The current London senior football manager Ciaran Deely has shown an admirable willingness to promote young homegrown players into his set-up. That is critical for London going forward according to Colfer.
“It is all linked,” Colfer states. “The schools programme has definitely helped to increase the amount of kids playing Gaelic Games firstly. Then the work being done in the clubs is phenomenal with massive logistical problems in a city like London.
“The people in the clubs are doing fantastic work. The quality of coaching that is going on is very, very high. The quality of players coming through the age groups is getting higher, we changed to odd age groups this year - Under 11s, 13s, 15s - it has been really good.
“It is shown now with the amount of London homegrown players on the London Senior Football panel this year with seven or so who were all knocking around the starting XV.
“We are very lucky to have a manager like Ciaran, who is willing to take a risk on players, maybe on unproven young players.
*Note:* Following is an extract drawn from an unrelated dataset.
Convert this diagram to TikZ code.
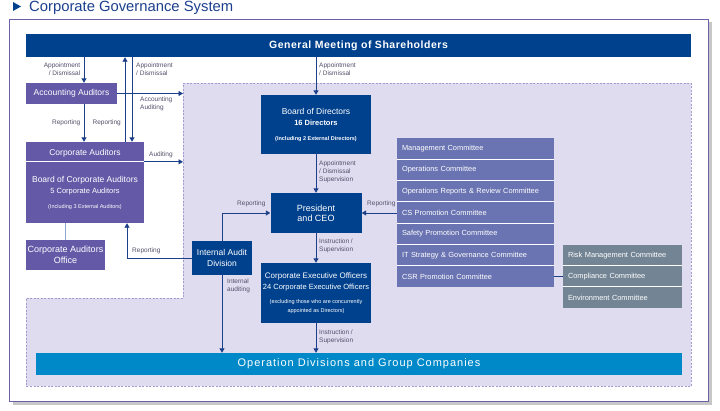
\documentclass[tikz,border=0pt]{standalone}
\usepackage{fontspec}
\setmainfont{Liberation Sans}
\usetikzlibrary{arrows.meta}
\definecolor{navy}{HTML}{00418D}
\definecolor{navyline}{HTML}{1B3F88}
\definecolor{titleblue}{HTML}{1B3F8E}
\definecolor{audpurple}{HTML}{6459A7}
\definecolor{compurple}{HTML}{6A74B2}
\definecolor{comgray}{HTML}{738595}
\definecolor{opblue}{HTML}{0089C8}
\definecolor{region}{HTML}{DFDCEF}
\definecolor{regionline}{HTML}{A39BD0}
\definecolor{frame}{HTML}{6A62A8}
\definecolor{lblgray}{HTML}{55506C}
\definecolor{officeline}{HTML}{8DA6C9}
\begin{document}
\begin{tikzpicture}[x=1pt,y=-1pt,
    box/.style={fill=navy,text=white,inner sep=0pt,align=center,font=\fontsize{8.5}{11}\selectfont},
    pbox/.style={box,fill=audpurple},
    com/.style={fill=compurple,text=white,inner xsep=5pt,inner ysep=0pt,text width=147pt,minimum height=21.3pt,align=left,font=\fontsize{7.4}{9}\selectfont},
    gcom/.style={com,fill=comgray,text width=109pt,minimum height=21pt},
    lbl/.style={text=lblgray,inner sep=0pt,font=\fontsize{6.5}{8}\selectfont},
    arr/.style={-{Triangle[width=5pt,length=4.5pt]},navyline,line width=0.9pt},
    ln/.style={navyline,line width=0.9pt}]
    \useasboundingbox (0,0) rectangle (720,410);
    %frame and audit region
    \fill[black!22] (12.5,22) rectangle (712,405);
    \filldraw[fill=white,draw=frame,line width=0.8pt] (9.5,19) rectangle (708,401);
    \filldraw[fill=region,draw=regionline,line width=0.6pt,dash pattern=on 2pt off 1.5pt]
        (183,83) -- (691,83) -- (691,386) -- (26,386) -- (26,298) -- (183,298) -- cycle;
    %title
    \fill[navy] (13,2) -- (21,6.5) -- (13,11) -- cycle;
    \node[anchor=base west,text=titleblue,inner sep=0pt,font=\fontsize{14.8}{15}\selectfont] (title) at (29,11.5) {Corporate Governance System};
    %boxes
    \node[box,minimum width=665pt,minimum height=23pt,font=\bfseries\fontsize{10.5}{12}\selectfont\addfontfeature{LetterSpace=5}] (gm) at (358.5,45.5) {General Meeting of Shareholders};
    \node[pbox,minimum width=91pt,minimum height=21pt] (acc) at (71.5,93.5) {Accounting Auditors};
    \node[pbox,minimum width=118pt,minimum height=81pt] (aud) at (85,182.5) {};
    \coordinate (audsplit) at ([yshift=-20pt]aud.north east);
    \draw[white,line width=0.8pt] (audsplit -| aud.west) -- (audsplit);
    \node[box,fill=none] (audtitle) at (85,153) {Corporate Auditors};
    \node[box,fill=none] (audtext) at (85,193) {Board of Corporate Auditors\\{\fontsize{7.5}{9}\selectfont 5 Corporate Auditors}\\[4pt]{\fontsize{5.5}{7}\selectfont (Including 3 External Auditors)}};
    \node[pbox,minimum width=79pt,minimum height=30pt,font=\fontsize{9}{11}\selectfont] (office) at (65.5,255) {Corporate Auditors\\Office};
    \node[box,minimum width=110pt,minimum height=59pt] (board) at (316,124.5) {Board of Directors\\{\fontsize{7.5}{9}\selectfont\bfseries 16 Directors}\\[4pt]{\fontsize{5.5}{7}\selectfont\bfseries (Including 2 External Directors)}};
    \node[box,minimum width=91pt,minimum height=40pt,font=\fontsize{9}{10}\selectfont] (pres) at (316,213) {President\\and CEO};
    \node[box,minimum width=60pt,minimum height=34pt] (ia) at (222,258) {Internal Audit\\Division};
    \node[box,minimum width=110pt,minimum height=60pt,font=\fontsize{8}{11}\selectfont] (ceo) at (316,293) {Corporate Executive Officers\\{\fontsize{7.5}{9}\selectfont 24 Corporate Executive Officers}\\[3pt]{\fontsize{5.5}{7}\selectfont (excluding those who are concurrently}\\[-2pt]{\fontsize{5.5}{7}\selectfont appointed as Directors)}};
    \node[box,fill=opblue,minimum width=646pt,minimum height=22pt,font=\fontsize{11}{12}\selectfont\addfontfeature{LetterSpace=9}] (ops) at (359,364) {Operation Divisions and Group Companies};
    %committees
    \foreach \n [count=\i] in {Management Committee,Operations Committee,Operations Reports \& Review Committee,CS Promotion Committee,Safety Promotion Committee,IT Strategy \& Governance Committee,CSR Promotion Committee}
        \node[com] (com\i) at (475.5,{127.35+21.3*\i}) {\n};
    \foreach \i in {2,...,7}
        \draw[white,line width=0.8pt] (com\i.north west) -- (com\i.north east);
    \foreach \n [count=\i] in {Risk Management Committee,Compliance Committee,Environment Committee}
        \node[gcom] (gcom\i) at (622.5,{234.5+21*\i}) {\n};
    \foreach \i in {2,3}
        \draw[white,line width=0.8pt] (gcom\i.north west) -- (gcom\i.north east);
    %draw lines
    \coordinate (cA) at (84,0);
    \coordinate (cB) at (125,0);
    \coordinate (cC) at (132,0);
    \coordinate (cF) at (127,0);
    \coordinate (edge) at (183,0);
    \draw[arr] (gm.south -| cA) -- (acc.north -| cA);
    \draw[arr] (acc.south -| cA) -- (aud.north -| cA);
    \draw[arr] (aud.north -| cB) -- (gm.south -| cB);
    \draw[arr] (gm.south -| cC) -- (aud.north -| cC);
    \draw[arr] (acc.east) -- (acc.east -| edge);
    \draw[arr] (audsplit) -- (audsplit -| edge);
    \draw[officeline,line width=1.5pt] (office.north) -- (aud.south -| office);
    \draw[arr] (gm.south -| board) -- (board.north);
    \draw[arr] (board.south) -- (pres.north);
    \draw[arr] (pres.south) -- (ceo.north);
    \draw[arr] (ceo.south) -- (ops.north -| ceo);
    \draw[arr] (pres.east -| com4.west) -- (pres.east);
    \draw[arr] (ia.north) |- (pres.west);
    \draw[arr] (ia.west) -| (aud.south -| cF);
    \draw[arr] (ia.south) -- (ops.north -| ia);
    \draw[ln] (com7.east) -- (gcom2.west);
    %labels
    \node[lbl,anchor=east,align=right] (lappa) at (80.5,69) {Appointment\\/ Dismissal};
    \node[lbl,anchor=west,align=left] (lappb) at (136,69) {Appointment\\/ Dismissal};
    \node[lbl,anchor=west,align=left] (lappc) at (319,69) {Appointment\\/ Dismissal};
    \node[lbl,anchor=east] (lrepa) at (80.5,123) {Reporting};
    \node[lbl,anchor=east] (lrepb) at (121,123) {Reporting};
    \node[lbl,anchor=west,align=left] (laccaud) at (140,104) {Accounting\\Auditing};
    \node[lbl,anchor=west] (laudit) at (149,155) {Auditing};
    \node[lbl,anchor=west,align=left] (lappsup) at (319,172) {Appointment\\/ Dismissal\\Supervision};
    \node[lbl,anchor=west] (lrepc) at (237,204) {Reporting};
    \node[lbl,anchor=west] (lrepd) at (367,204) {Reporting};
    \node[lbl,anchor=west] (lrepe) at (132,251) {Reporting};
    \node[lbl,anchor=west,align=left] (linsta) at (319,245.5) {Instruction /\\Supervision};
    \node[lbl,anchor=west,align=left] (lintaud) at (227,285.5) {Internal\\auditing};
    \node[lbl,anchor=west,align=left] (linstb) at (319,337) {Instruction /\\Supervision};
\end{tikzpicture}
\end{document}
He is putting them into the county side and hopefully they have shown that they are up to the level.”
Colfer acknowledges that it is crucial for the long term development of Gaelic Games in London to maintain this policy. “It is huge,” Colfer accepts. “Ciaran is a good friend of mine and we speak fairly regularly. For him to have a core base of players that he knows he is going to have to call on year on year is massively helpful for him to build a culture and a squad unity.
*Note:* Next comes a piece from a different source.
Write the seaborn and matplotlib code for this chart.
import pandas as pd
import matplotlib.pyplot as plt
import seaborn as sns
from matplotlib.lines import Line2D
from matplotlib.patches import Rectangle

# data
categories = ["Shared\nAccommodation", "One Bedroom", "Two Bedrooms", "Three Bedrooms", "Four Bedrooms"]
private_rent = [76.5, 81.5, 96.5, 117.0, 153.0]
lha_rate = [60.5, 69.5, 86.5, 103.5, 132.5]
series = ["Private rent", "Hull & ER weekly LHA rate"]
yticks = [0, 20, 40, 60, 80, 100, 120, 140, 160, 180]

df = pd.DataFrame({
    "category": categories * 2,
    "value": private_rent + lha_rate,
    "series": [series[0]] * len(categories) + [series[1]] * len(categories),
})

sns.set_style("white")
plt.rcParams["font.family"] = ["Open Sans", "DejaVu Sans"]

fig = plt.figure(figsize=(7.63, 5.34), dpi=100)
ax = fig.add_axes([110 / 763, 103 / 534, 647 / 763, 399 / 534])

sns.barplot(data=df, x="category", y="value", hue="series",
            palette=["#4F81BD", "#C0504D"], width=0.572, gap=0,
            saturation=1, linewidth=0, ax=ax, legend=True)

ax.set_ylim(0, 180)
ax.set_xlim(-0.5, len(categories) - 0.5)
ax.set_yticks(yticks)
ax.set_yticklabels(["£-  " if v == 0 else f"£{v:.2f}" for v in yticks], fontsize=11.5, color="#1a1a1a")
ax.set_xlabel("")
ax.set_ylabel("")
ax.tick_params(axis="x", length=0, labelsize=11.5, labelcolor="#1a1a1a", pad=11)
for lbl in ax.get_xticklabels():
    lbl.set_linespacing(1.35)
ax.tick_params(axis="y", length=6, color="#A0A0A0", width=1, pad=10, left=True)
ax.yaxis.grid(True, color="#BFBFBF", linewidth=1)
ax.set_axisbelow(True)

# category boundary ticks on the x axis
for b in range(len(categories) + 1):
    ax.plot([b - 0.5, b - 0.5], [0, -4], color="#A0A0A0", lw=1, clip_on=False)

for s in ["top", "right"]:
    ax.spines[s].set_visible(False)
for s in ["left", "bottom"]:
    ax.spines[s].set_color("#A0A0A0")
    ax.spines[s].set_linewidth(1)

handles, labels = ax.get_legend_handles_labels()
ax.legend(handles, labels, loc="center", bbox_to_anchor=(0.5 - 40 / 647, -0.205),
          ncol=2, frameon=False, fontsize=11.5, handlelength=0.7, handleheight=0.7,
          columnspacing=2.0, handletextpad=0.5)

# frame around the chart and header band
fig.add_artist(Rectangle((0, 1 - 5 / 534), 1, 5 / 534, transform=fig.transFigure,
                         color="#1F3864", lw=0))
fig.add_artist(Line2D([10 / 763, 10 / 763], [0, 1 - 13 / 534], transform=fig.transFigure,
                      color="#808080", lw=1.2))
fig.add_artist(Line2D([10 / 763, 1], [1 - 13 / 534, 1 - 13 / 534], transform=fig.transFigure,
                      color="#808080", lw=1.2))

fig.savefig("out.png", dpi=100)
“Also for every young player coming through the ranks, through the clubs, and through development squads you have something to aspire to. Now they see the London senior team is a realistic possibility for all of them.
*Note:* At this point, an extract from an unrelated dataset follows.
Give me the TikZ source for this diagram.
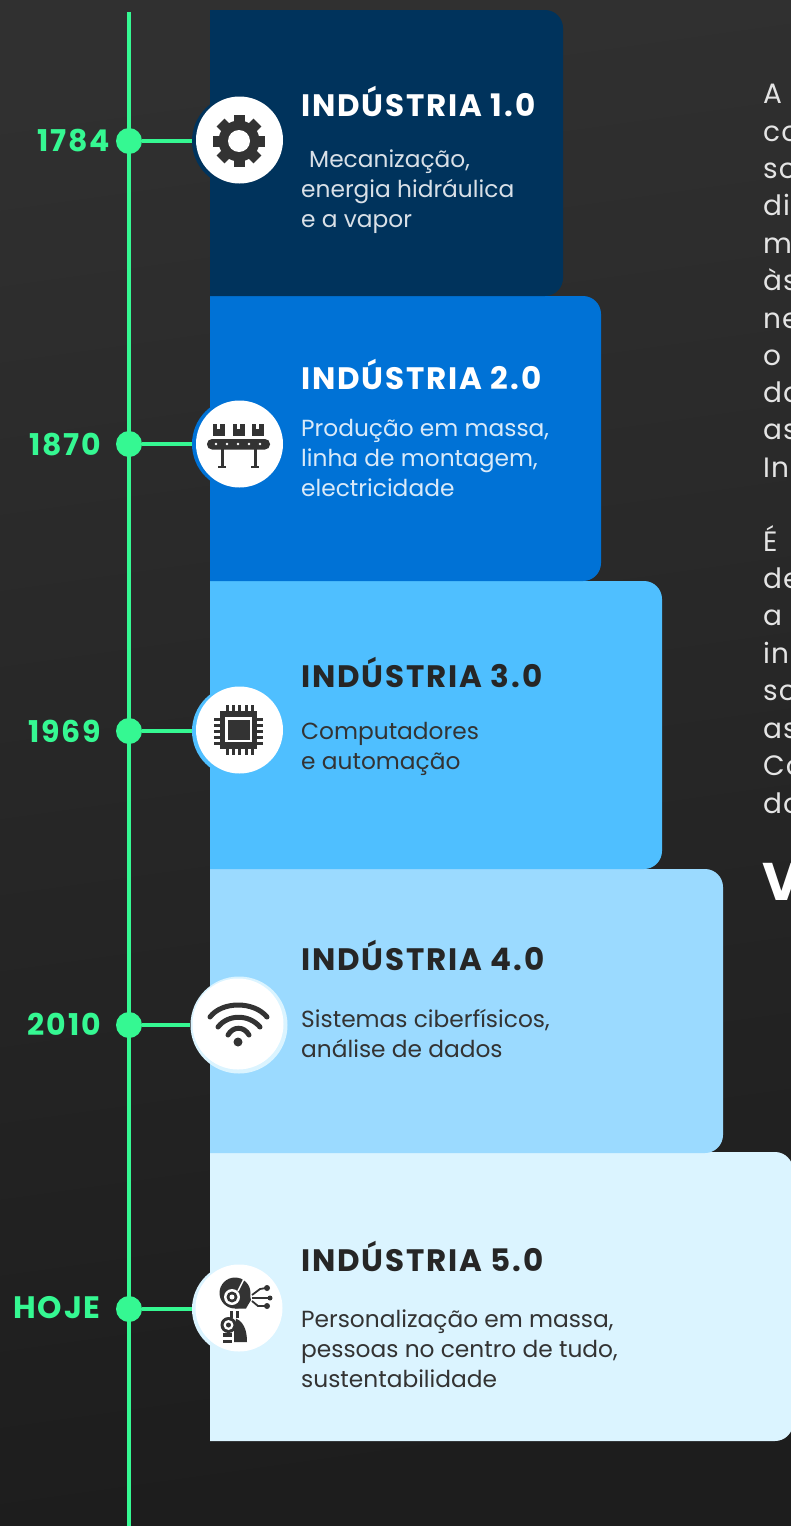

“That is fantastic for them and it is definitely helped us to keep players playing into their late teens, feeding them into Junior, Reserve, Intermediate and now you have huge amounts of homegrown players involved at Senior Club level in London. That is the goal for everything we do at development stage.”
Colfer’s knowledge of the London club scene is deep and the fact that so many London senior outfits are sprinkled with homegrown footballers is a source of optimism. “Without a shadow of a doubt, I came in 2011, I'm a Devleopment Officer since 2012,” Colfer adds. “When I came first you had a handful possibly playing Senior Club football, maybe four or five. In the last five or six years each club would probably have four or five.
“Looking at the strongest teams like TCG (Tir Chonaill Gaels), St Kiernan's, Round Towers, Parnells - all of them have a multitude of players, who have come through the minor ranks in the last five years.
“I remember in 2016 TCG played St Kiernan's in the County Final, both teams had four or five homegrown players and more came on. You had more than 10 London born players featuring in that County Final which shows the work that is being done.”